Thanks for your response, so if im understanding this, it needs to run constantly to perform better at detecting anomalies on a network so e.g. stream data , gets a new edge and score it, then classify, but maybe I dont understand what if the system goes down that this is running on, is there a way to store what the algorithm has learned as a backup or something? I read about the Count min sketch, is this only created in memory and released if failure happens? or does this not matter?
I think you would want to periodically backup algorithm states and CMS states to a local file. The current implementation is rather a minimal version, so all things are in-memory, except for outputs. To backup, I think most variables are useful, except for a small index array that carries hashing results back from CMS.
Ok, I understand a lot better now, do you know of a way that I can maybe do this with the current implementation? how should I go about storing these states?
Like you can save the states to a local file (whatever format you prefer) every 10M edges. You don't need to modify the core, since those data structures only use public members. Just add a wrapper, like example/Demo.cpp
, and do your job.
Thanks. another question, how should a threshold be defined with this? is there an implementation that is available?
If you mean a threshold to decide whether an edge is anomalous, no, the algorithm only gives raw scores. But you can use a small sample of scores as the baseline.

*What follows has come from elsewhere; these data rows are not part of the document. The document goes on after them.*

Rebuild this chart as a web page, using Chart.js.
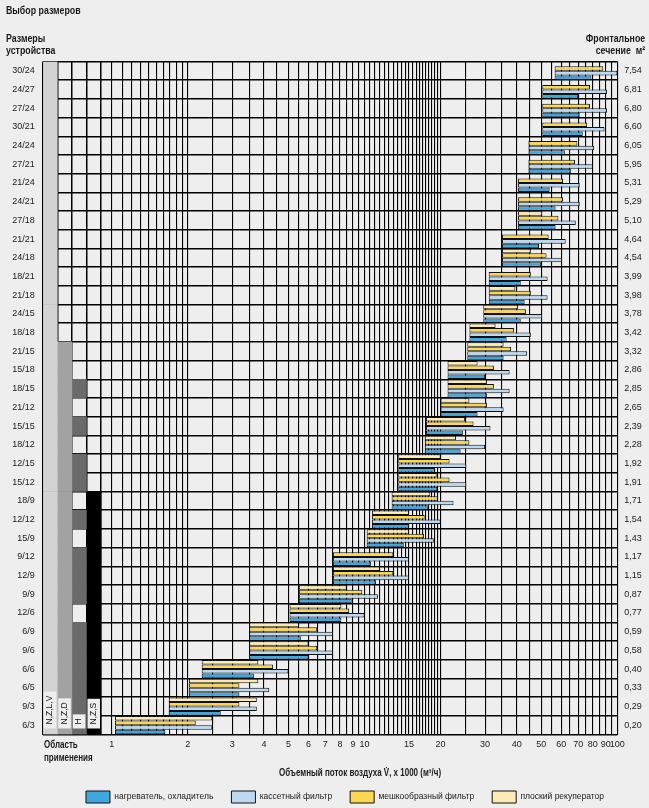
<!DOCTYPE html>
<html>
<head>
<meta charset="utf-8">
<title>Выбор размеров</title>
<script src="https://cdn.jsdelivr.net/npm/chart.js@4.4.0/dist/chart.umd.min.js"></script>
<style>
  html, body { margin: 0; padding: 0; background: #eeeeee; overflow: hidden; }
  #wrap {
    position: relative; width: 649px; height: 808px;
    font-family: "Liberation Sans", Arial, sans-serif;
    color: #1a1a1a;
  }
  #wrap canvas { position: absolute; left: 0; top: 0; }
  .lbl {
    position: absolute; font-weight: bold; font-size: 11px; line-height: 12px; white-space: nowrap;
    transform: scaleX(0.8); transform-origin: left top;
  }
  .lbl.r { transform-origin: right top; text-align: right; }
</style>
</head>
<body>
<div id="wrap">
  <canvas id="chart" width="649" height="808"></canvas>
  <div class="lbl" style="left:6px;top:4px">Выбор размеров</div>
  <div class="lbl" style="left:6px;top:32px">Размеры<br>устройства</div>
  <div class="lbl r" style="right:4px;top:32px">Фронтальное<br>сечение&nbsp;&nbsp;м²</div>
  <div class="lbl" style="left:44px;top:738px;font-size:10px;line-height:13px">Область<br>применения</div>
  <div class="lbl" style="left:279px;top:767px;font-size:10px">Объемный поток воздуха V̇, x 1000 (м³/ч)</div>
</div>
<script>
const FONT = '"Liberation Sans", Arial, sans-serif';

// unit sizes, top to bottom, and their front section (m²)
const sizes = ['30/24','24/27','27/24','30/21','24/24','27/21','21/24','24/21','27/18','21/21',
  '24/18','18/21','21/18','24/15','18/18','21/15','15/18','18/15','21/12','15/15',
  '18/12','12/15','15/12','18/9','12/12','15/9','9/12','12/9','9/9','12/6',
  '6/9','9/6','6/6','6/5','9/3','6/3'];
const frontArea = ['7,54','6,81','6,80','6,60','6,05','5,95','5,31','5,29','5,10','4,64',
  '4,54','3,99','3,98','3,78','3,42','3,32','2,86','2,85','2,65','2,39',
  '2,28','1,92','1,91','1,71','1,54','1,43','1,17','1,15','0,87','0,77',
  '0,59','0,58','0,40','0,33','0,29','0,20'];

// air flow x 1000 m³/h: common start of each row, then end per component
const flowStart = [56.5, 50.5, 50.5, 50.5, 44.5, 44.5, 40.5, 40.5, 40.5, 35,
  35, 31, 31, 29.5, 26, 25.5, 21.3, 21.3, 20, 17.5,
  17.3, 13.6, 13.6, 12.8, 10.7, 10.2, 7.5, 7.5, 5.5, 5.05,
  3.5, 3.5, 2.27, 2.02, 1.68, 1.03];
const recupEnd = [null, null, null, null, null, null, null, null, 50.5, null,
  45.5, null, 39.5, 40.5, 33, 35.5, 28, 30.5, 26, 25,
  23, 20, 19.3, 18.2, 15, 15, null, 11.5, 8.5, 8.1,
  5.5, 6, 3.8, 3.8, 3.75, 2.5];
const bagEnd = [88, 78, 78, 76, 69.5, 68, 61, 61, 58.5, 53.5,
  52.5, 45.5, 45.5, 43.5, 39, 38, 32.5, 32.5, 30.5, 27,
  26, 21.7, 21.7, 19.5, 17.3, 17.2, 13, 13, 9.8, 8.7,
  6.5, 6.5, 4.35, 3.2, 3.2, 2.15];
const cassetteEnd = [100, 91, 91, 89, 81, 80, 71, 71, 68.5, 62.5,
  60.5, 53, 53, 50.5, 45.5, 44, 37.5, 37.5, 35.5, 31.5,
  30, 25.3, 25.3, 22.5, 20, 18.8, 15, 15, 11.3, 10,
  7.5, 7.5, 5, 4.2, 3.75, 2.5];
const heaterEnd = [79, 70, 71, 73, 62, 65.5, 54, 57, 57, 49,
  50, 41.5, 43, 41.5, 36.5, 35.5, 30, 30.5, 28, 24.5,
  24, 19, 19.4, 17.8, 15, 14.3, 10.6, 11.1, 8.9, 8.1,
  5.6, 6, 3.65, 3.2, 2.7, 1.63];

// application area columns and the sizes each one covers
const appColumns = ['N,Z,L,V', 'N,Z,D', 'H', 'N,Z,S'];
const appNZLV = sizes.slice();
const appNZD = sizes.slice(15);
const appH = ['18/15','15/15','12/15','15/12','12/12','9/12','12/9','9/9','6/9','9/6','6/6','6/5','9/3','6/3'];
const appNZS = sizes.slice(23);
const appColors = ['#d3d3d3', '#a2a2a2', '#6a6a6a', '#000000'];

// x axis labels and grid steps
const xLabels = [1, 2, 3, 4, 5, 6, 7, 8, 9, 10, 15, 20, 30, 40, 50, 60, 70, 80, 90, 100];
function steps(from, to, step) {
  const out = [];
  for (let v = from; v < to - 1e-9; v += step) out.push(Math.round(v * 100) / 100);
  return out;
}
const xGrid = [].concat(steps(1, 2, 0.1), steps(2, 10, 0.5), steps(10, 20, 0.5), steps(20, 100, 5), [100]);

function range(ends) {
  return flowStart.map((s, i) => ends[i] == null ? null : [s, ends[i]]);
}

const series = [
  { label: 'плоский рекуператор', data: range(recupEnd), backgroundColor: '#fdebb7' },
  { label: 'мешкообразный фильтр', data: range(bagEnd), backgroundColor: '#fcd752' },
  { label: 'кассетный фильтр', data: range(cassetteEnd), backgroundColor: '#bcd9f1' },
  { label: 'нагреватель, охладитель', data: range(heaterEnd), backgroundColor: '#3fa7df' }
].map(d => Object.assign(d, {
  xAxisID: 'x', yAxisID: 'y',
  borderColor: '#111', borderWidth: 1, borderSkipped: false,
  categoryPercentage: 0.97, barPercentage: 1
}));

const appSets = [appNZLV, appNZD, appH, appNZS].map((list, c) => ({
  label: appColumns[c],
  data: sizes.map(s => list.includes(s) ? [c, c + 1] : null),
  backgroundColor: appColors[c],
  borderWidth: 0,
  xAxisID: 'x2', yAxisID: 'y',
  grouped: false, categoryPercentage: 1, barPercentage: 1
}));

const appLabels = {
  id: 'appLabels',
  afterLayout(chart) {
    // legend centred under the flow area, as in the original sheet
    chart.legend.left = 41;
  },
  afterDraw(chart) {
    const { ctx, chartArea, scales } = chart;
    const x2 = scales.x2;
    ctx.font = '8.5px ' + FONT;
    appColumns.forEach((name, i) => {
      const left = x2.getPixelForValue(i);
      const right = x2.getPixelForValue(i + 1);
      const len = ctx.measureText(name).width + 8;
      const bottom = chartArea.bottom - 6;
      ctx.save();
      ctx.fillStyle = '#eeeeee';
      ctx.fillRect(left + 1, bottom - len, right - left - 2, len);
      ctx.translate((left + right) / 2, bottom - len / 2);
      ctx.rotate(-Math.PI / 2);
      ctx.fillStyle = '#111';
      ctx.textAlign = 'center';
      ctx.textBaseline = 'middle';
      ctx.fillText(name, 0, 0);
      ctx.restore();
    });
  }
};

Chart.defaults.font.family = FONT;
Chart.defaults.color = '#1a1a1a';

new Chart(document.getElementById('chart'), {
  type: 'bar',
  data: { labels: sizes, datasets: series.concat(appSets) },
  options: {
    indexAxis: 'y',
    responsive: false,
    animation: false,
    events: [],
    layout: { padding: { top: 61.5, left: 0, right: 0, bottom: -5 } },
    scales: {
      x: {
        type: 'logarithmic',
        position: 'bottom',
        min: 0.5334,
        max: 100,
        afterBuildTicks: s => { s.ticks = xGrid.map(v => ({ value: v })); },
        afterFit: s => { s.height = 38.5; },
        ticks: {
          autoSkip: false, maxRotation: 0, minRotation: 0, padding: 4.5,
          font: { size: 9 }, color: '#1a1a1a',
          callback: v => xLabels.includes(v) ? String(v) : ''
        },
        grid: { color: '#000', lineWidth: 1.1, drawTicks: false },
        border: { display: false }
      },
      x2: {
        type: 'linear',
        position: 'bottom',
        min: 0,
        max: 39.42,
        z: 1,
        afterBuildTicks: s => { s.ticks = [0, 1, 2, 3, 4].map(v => ({ value: v })); },
        afterFit: s => { s.height = 0; },
        ticks: { display: false },
        grid: { color: '#000', lineWidth: 1.5, drawTicks: false },
        border: { display: false }
      },
      y: {
        type: 'category',
        position: 'left',
        offset: true,
        z: 1,
        afterFit: s => { s.width = 42.7; },
        ticks: { padding: 8, font: { size: 9 }, color: '#1a1a1a' },
        grid: { offset: true, color: '#000', lineWidth: 1.5, drawTicks: false },
        border: { display: false }
      },
      y2: {
        type: 'category',
        labels: frontArea,
        position: 'right',
        offset: true,
        afterFit: s => { s.width = 31.7; },
        ticks: { padding: 7, font: { size: 9 }, color: '#1a1a1a' },
        grid: { display: false, drawTicks: false },
        border: { display: false }
      }
    },
    plugins: {
      title: { display: false },
      tooltip: { enabled: false },
      legend: {
        position: 'bottom',
        reverse: true,
        labels: {
          boxWidth: 24, boxHeight: 12, padding: 18,
          font: { size: 8.5 }, color: '#1a1a1a',
          filter: item => item.datasetIndex < 4
        }
      }
    }
  },
  plugins: [appLabels]
});
</script>
</body>
</html>
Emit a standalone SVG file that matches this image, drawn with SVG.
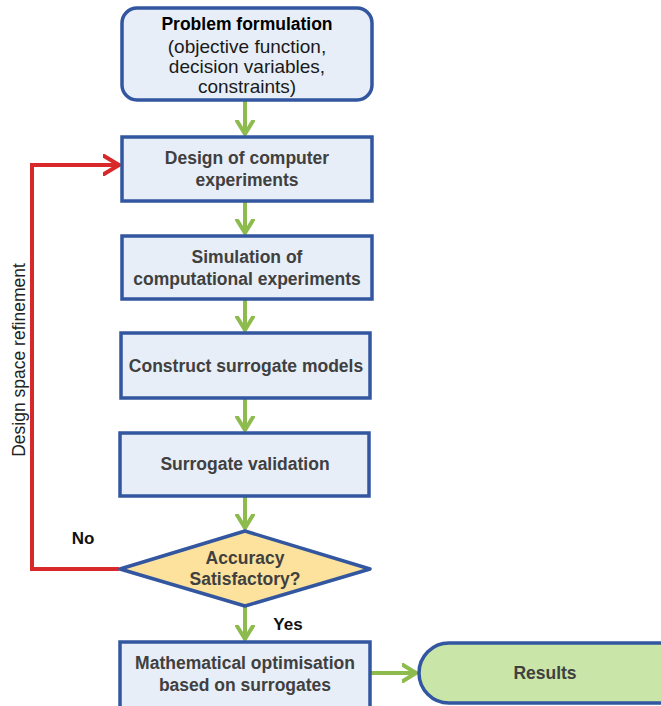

Sorry, another question, but would this be effective in sampled NetFlow data, ie aggregate at n intervals?
Sorry I can't give a clear answer. Maybe you can try once and see if there's any problem.
Hi first off this is really cool, Im a novice coder and for research I would like to implement this on Netflow data in real time, the only thing is Im unsure how this can be integrated into a live environment and not on some local dataset, but maybe its a dumb question, but how should or could this be implemented?